* Begin Provided material *

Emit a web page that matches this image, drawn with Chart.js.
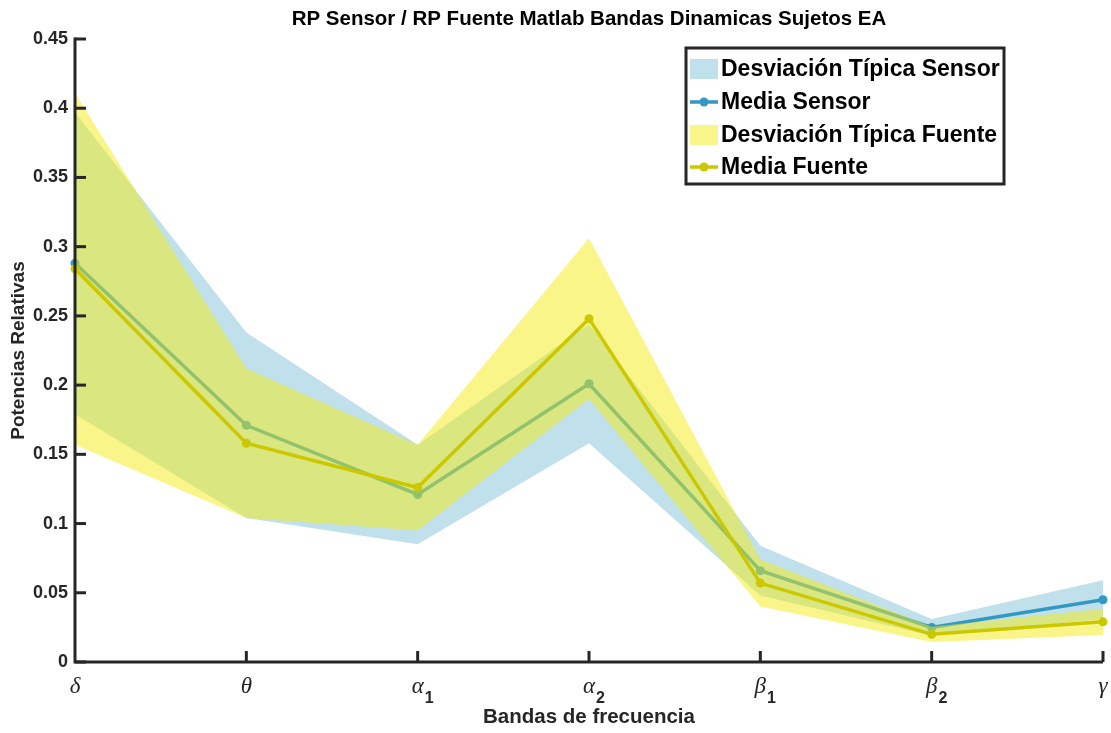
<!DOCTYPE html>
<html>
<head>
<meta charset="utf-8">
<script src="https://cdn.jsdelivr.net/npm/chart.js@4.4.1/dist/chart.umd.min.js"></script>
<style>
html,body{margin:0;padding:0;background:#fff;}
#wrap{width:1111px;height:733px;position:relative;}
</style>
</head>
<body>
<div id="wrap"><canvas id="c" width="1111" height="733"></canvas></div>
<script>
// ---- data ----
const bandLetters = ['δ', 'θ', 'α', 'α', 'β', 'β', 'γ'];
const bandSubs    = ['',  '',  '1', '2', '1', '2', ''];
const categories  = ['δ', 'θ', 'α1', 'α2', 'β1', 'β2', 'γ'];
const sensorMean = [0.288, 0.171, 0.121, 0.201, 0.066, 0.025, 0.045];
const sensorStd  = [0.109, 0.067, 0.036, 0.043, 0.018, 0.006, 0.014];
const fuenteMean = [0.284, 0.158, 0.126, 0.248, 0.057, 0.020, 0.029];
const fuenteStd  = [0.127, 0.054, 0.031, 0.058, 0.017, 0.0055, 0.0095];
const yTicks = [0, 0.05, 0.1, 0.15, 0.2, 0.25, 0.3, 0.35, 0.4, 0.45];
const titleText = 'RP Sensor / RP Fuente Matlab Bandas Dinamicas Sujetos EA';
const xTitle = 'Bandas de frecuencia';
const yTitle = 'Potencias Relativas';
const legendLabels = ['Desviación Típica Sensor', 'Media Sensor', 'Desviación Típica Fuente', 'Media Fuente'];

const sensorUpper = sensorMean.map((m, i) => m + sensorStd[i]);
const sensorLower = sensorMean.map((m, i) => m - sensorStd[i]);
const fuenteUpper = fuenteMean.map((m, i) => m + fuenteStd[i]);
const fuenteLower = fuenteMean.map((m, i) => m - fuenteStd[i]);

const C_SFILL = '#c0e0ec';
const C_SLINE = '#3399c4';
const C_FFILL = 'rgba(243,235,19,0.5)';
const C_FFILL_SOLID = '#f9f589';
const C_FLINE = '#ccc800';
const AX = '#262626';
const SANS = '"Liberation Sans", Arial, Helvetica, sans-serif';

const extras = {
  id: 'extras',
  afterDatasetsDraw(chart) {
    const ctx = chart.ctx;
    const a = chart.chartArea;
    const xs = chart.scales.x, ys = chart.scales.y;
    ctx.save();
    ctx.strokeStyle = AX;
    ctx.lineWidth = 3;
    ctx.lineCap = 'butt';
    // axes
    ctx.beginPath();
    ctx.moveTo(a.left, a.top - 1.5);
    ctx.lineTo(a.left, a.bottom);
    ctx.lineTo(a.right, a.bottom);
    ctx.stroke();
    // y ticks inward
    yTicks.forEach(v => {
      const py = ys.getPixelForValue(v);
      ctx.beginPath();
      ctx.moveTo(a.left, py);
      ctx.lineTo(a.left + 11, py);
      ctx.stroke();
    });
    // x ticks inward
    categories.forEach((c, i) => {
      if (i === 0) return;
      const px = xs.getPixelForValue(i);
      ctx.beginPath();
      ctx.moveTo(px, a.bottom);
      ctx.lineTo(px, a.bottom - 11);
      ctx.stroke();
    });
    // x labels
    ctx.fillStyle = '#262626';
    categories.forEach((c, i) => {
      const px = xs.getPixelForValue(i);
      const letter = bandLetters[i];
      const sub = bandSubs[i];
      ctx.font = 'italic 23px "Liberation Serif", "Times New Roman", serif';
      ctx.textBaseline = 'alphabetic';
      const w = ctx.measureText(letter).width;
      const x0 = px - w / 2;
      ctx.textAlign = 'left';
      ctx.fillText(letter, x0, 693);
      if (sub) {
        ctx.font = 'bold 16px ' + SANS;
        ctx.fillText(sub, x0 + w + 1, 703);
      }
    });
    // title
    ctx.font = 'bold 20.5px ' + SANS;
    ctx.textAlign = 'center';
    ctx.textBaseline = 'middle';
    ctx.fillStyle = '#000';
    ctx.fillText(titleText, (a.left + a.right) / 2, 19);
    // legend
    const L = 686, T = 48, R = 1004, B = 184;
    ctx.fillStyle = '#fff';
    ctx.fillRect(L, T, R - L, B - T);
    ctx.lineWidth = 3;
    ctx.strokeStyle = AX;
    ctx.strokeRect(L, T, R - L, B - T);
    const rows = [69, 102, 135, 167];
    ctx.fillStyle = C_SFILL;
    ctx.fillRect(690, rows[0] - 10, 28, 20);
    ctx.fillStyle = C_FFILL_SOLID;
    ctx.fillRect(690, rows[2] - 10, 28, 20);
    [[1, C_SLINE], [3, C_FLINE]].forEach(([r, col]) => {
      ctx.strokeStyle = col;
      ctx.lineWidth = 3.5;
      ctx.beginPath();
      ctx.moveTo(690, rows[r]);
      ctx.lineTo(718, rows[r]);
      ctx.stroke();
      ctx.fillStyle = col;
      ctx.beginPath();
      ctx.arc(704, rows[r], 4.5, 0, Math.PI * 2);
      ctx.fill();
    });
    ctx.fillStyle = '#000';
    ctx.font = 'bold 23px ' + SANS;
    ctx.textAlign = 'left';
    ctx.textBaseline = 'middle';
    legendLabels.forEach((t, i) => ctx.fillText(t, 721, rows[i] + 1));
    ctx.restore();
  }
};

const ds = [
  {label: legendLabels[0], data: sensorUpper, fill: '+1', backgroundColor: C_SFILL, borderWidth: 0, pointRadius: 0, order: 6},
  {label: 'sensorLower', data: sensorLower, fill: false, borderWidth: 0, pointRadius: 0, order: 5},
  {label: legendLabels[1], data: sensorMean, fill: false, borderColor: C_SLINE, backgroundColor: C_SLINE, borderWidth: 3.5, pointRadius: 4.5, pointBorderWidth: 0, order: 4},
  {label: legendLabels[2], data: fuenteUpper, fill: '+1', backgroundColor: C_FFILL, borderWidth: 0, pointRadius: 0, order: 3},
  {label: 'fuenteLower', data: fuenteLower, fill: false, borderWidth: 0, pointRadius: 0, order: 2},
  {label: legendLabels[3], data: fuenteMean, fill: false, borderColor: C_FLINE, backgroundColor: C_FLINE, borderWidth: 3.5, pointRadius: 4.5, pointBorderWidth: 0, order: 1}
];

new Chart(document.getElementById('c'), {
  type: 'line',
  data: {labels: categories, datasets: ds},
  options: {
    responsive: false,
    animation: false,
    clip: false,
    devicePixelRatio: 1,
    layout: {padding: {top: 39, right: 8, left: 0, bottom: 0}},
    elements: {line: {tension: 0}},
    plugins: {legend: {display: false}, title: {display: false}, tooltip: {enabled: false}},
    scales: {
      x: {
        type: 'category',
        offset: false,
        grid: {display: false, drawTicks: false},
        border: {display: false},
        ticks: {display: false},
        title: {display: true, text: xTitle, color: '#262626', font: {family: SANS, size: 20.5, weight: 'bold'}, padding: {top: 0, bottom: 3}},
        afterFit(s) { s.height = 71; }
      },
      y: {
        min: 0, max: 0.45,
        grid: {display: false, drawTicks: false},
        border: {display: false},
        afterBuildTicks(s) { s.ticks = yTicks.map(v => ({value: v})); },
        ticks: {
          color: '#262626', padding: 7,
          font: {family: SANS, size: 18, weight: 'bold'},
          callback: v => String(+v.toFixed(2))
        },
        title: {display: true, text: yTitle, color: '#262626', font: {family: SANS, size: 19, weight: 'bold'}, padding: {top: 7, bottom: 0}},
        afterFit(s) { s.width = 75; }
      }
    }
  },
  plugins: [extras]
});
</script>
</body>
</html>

* End Provided material *

Task - Go through the data above and transcribe it in full, omitting any image.

Solution to this problem -
Emit a web page that matches this image, drawn with Chart.js.
<!DOCTYPE html>
<html>
<head>
<meta charset="utf-8">
<script src="https://cdn.jsdelivr.net/npm/chart.js@4.4.1/dist/chart.umd.min.js"></script>
<style>
html,body{margin:0;padding:0;background:#fff;}
#wrap{width:1111px;height:733px;position:relative;}
</style>
</head>
<body>
<div id="wrap"><canvas id="c" width="1111" height="733"></canvas></div>
<script>
// ---- data ----
const bandLetters = ['δ', 'θ', 'α', 'α', 'β', 'β', 'γ'];
const bandSubs    = ['',  '',  '1', '2', '1', '2', ''];
const categories  = ['δ', 'θ', 'α1', 'α2', 'β1', 'β2', 'γ'];
const sensorMean = [0.288, 0.171, 0.121, 0.201, 0.066, 0.025, 0.045];
const sensorStd  = [0.109, 0.067, 0.036, 0.043, 0.018, 0.006, 0.014];
const fuenteMean = [0.284, 0.158, 0.126, 0.248, 0.057, 0.020, 0.029];
const fuenteStd  = [0.127, 0.054, 0.031, 0.058, 0.017, 0.0055, 0.0095];
const yTicks = [0, 0.05, 0.1, 0.15, 0.2, 0.25, 0.3, 0.35, 0.4, 0.45];
const titleText = 'RP Sensor / RP Fuente Matlab Bandas Dinamicas Sujetos EA';
const xTitle = 'Bandas de frecuencia';
const yTitle = 'Potencias Relativas';
const legendLabels = ['Desviación Típica Sensor', 'Media Sensor', 'Desviación Típica Fuente', 'Media Fuente'];

const sensorUpper = sensorMean.map((m, i) => m + sensorStd[i]);
const sensorLower = sensorMean.map((m, i) => m - sensorStd[i]);
const fuenteUpper = fuenteMean.map((m, i) => m + fuenteStd[i]);
const fuenteLower = fuenteMean.map((m, i) => m - fuenteStd[i]);

const C_SFILL = '#c0e0ec';
const C_SLINE = '#3399c4';
const C_FFILL = 'rgba(243,235,19,0.5)';
const C_FFILL_SOLID = '#f9f589';
const C_FLINE = '#ccc800';
const AX = '#262626';
const SANS = '"Liberation Sans", Arial, Helvetica, sans-serif';

const extras = {
  id: 'extras',
  afterDatasetsDraw(chart) {
    const ctx = chart.ctx;
    const a = chart.chartArea;
    const xs = chart.scales.x, ys = chart.scales.y;
    ctx.save();
    ctx.strokeStyle = AX;
    ctx.lineWidth = 3;
    ctx.lineCap = 'butt';
    // axes
    ctx.beginPath();
    ctx.moveTo(a.left, a.top - 1.5);
    ctx.lineTo(a.left, a.bottom);
    ctx.lineTo(a.right, a.bottom);
    ctx.stroke();
    // y ticks inward
    yTicks.forEach(v => {
      const py = ys.getPixelForValue(v);
      ctx.beginPath();
      ctx.moveTo(a.left, py);
      ctx.lineTo(a.left + 11, py);
      ctx.stroke();
    });
    // x ticks inward
    categories.forEach((c, i) => {
      if (i === 0) return;
      const px = xs.getPixelForValue(i);
      ctx.beginPath();
      ctx.moveTo(px, a.bottom);
      ctx.lineTo(px, a.bottom - 11);
      ctx.stroke();
    });
    // x labels
    ctx.fillStyle = '#262626';
    categories.forEach((c, i) => {
      const px = xs.getPixelForValue(i);
      const letter = bandLetters[i];
      const sub = bandSubs[i];
      ctx.font = 'italic 23px "Liberation Serif", "Times New Roman", serif';
      ctx.textBaseline = 'alphabetic';
      const w = ctx.measureText(letter).width;
      const x0 = px - w / 2;
      ctx.textAlign = 'left';
      ctx.fillText(letter, x0, 693);
      if (sub) {
        ctx.font = 'bold 16px ' + SANS;
        ctx.fillText(sub, x0 + w + 1, 703);
      }
    });
    // title
    ctx.font = 'bold 20.5px ' + SANS;
    ctx.textAlign = 'center';
    ctx.textBaseline = 'middle';
    ctx.fillStyle = '#000';
    ctx.fillText(titleText, (a.left + a.right) / 2, 19);
    // legend
    const L = 686, T = 48, R = 1004, B = 184;
    ctx.fillStyle = '#fff';
    ctx.fillRect(L, T, R - L, B - T);
    ctx.lineWidth = 3;
    ctx.strokeStyle = AX;
    ctx.strokeRect(L, T, R - L, B - T);
    const rows = [69, 102, 135, 167];
    ctx.fillStyle = C_SFILL;
    ctx.fillRect(690, rows[0] - 10, 28, 20);
    ctx.fillStyle = C_FFILL_SOLID;
    ctx.fillRect(690, rows[2] - 10, 28, 20);
    [[1, C_SLINE], [3, C_FLINE]].forEach(([r, col]) => {
      ctx.strokeStyle = col;
      ctx.lineWidth = 3.5;
      ctx.beginPath();
      ctx.moveTo(690, rows[r]);
      ctx.lineTo(718, rows[r]);
      ctx.stroke();
      ctx.fillStyle = col;
      ctx.beginPath();
      ctx.arc(704, rows[r], 4.5, 0, Math.PI * 2);
      ctx.fill();
    });
    ctx.fillStyle = '#000';
    ctx.font = 'bold 23px ' + SANS;
    ctx.textAlign = 'left';
    ctx.textBaseline = 'middle';
    legendLabels.forEach((t, i) => ctx.fillText(t, 721, rows[i] + 1));
    ctx.restore();
  }
};

const ds = [
  {label: legendLabels[0], data: sensorUpper, fill: '+1', backgroundColor: C_SFILL, borderWidth: 0, pointRadius: 0, order: 6},
  {label: 'sensorLower', data: sensorLower, fill: false, borderWidth: 0, pointRadius: 0, order: 5},
  {label: legendLabels[1], data: sensorMean, fill: false, borderColor: C_SLINE, backgroundColor: C_SLINE, borderWidth: 3.5, pointRadius: 4.5, pointBorderWidth: 0, order: 4},
  {label: legendLabels[2], data: fuenteUpper, fill: '+1', backgroundColor: C_FFILL, borderWidth: 0, pointRadius: 0, order: 3},
  {label: 'fuenteLower', data: fuenteLower, fill: false, borderWidth: 0, pointRadius: 0, order: 2},
  {label: legendLabels[3], data: fuenteMean, fill: false, borderColor: C_FLINE, backgroundColor: C_FLINE, borderWidth: 3.5, pointRadius: 4.5, pointBorderWidth: 0, order: 1}
];

new Chart(document.getElementById('c'), {
  type: 'line',
  data: {labels: categories, datasets: ds},
  options: {
    responsive: false,
    animation: false,
    clip: false,
    devicePixelRatio: 1,
    layout: {padding: {top: 39, right: 8, left: 0, bottom: 0}},
    elements: {line: {tension: 0}},
    plugins: {legend: {display: false}, title: {display: false}, tooltip: {enabled: false}},
    scales: {
      x: {
        type: 'category',
        offset: false,
        grid: {display: false, drawTicks: false},
        border: {display: false},
        ticks: {display: false},
        title: {display: true, text: xTitle, color: '#262626', font: {family: SANS, size: 20.5, weight: 'bold'}, padding: {top: 0, bottom: 3}},
        afterFit(s) { s.height = 71; }
      },
      y: {
        min: 0, max: 0.45,
        grid: {display: false, drawTicks: false},
        border: {display: false},
        afterBuildTicks(s) { s.ticks = yTicks.map(v => ({value: v})); },
        ticks: {
          color: '#262626', padding: 7,
          font: {family: SANS, size: 18, weight: 'bold'},
          callback: v => String(+v.toFixed(2))
        },
        title: {display: true, text: yTitle, color: '#262626', font: {family: SANS, size: 19, weight: 'bold'}, padding: {top: 7, bottom: 0}},
        afterFit(s) { s.width = 75; }
      }
    }
  },
  plugins: [extras]
});
</script>
</body>
</html>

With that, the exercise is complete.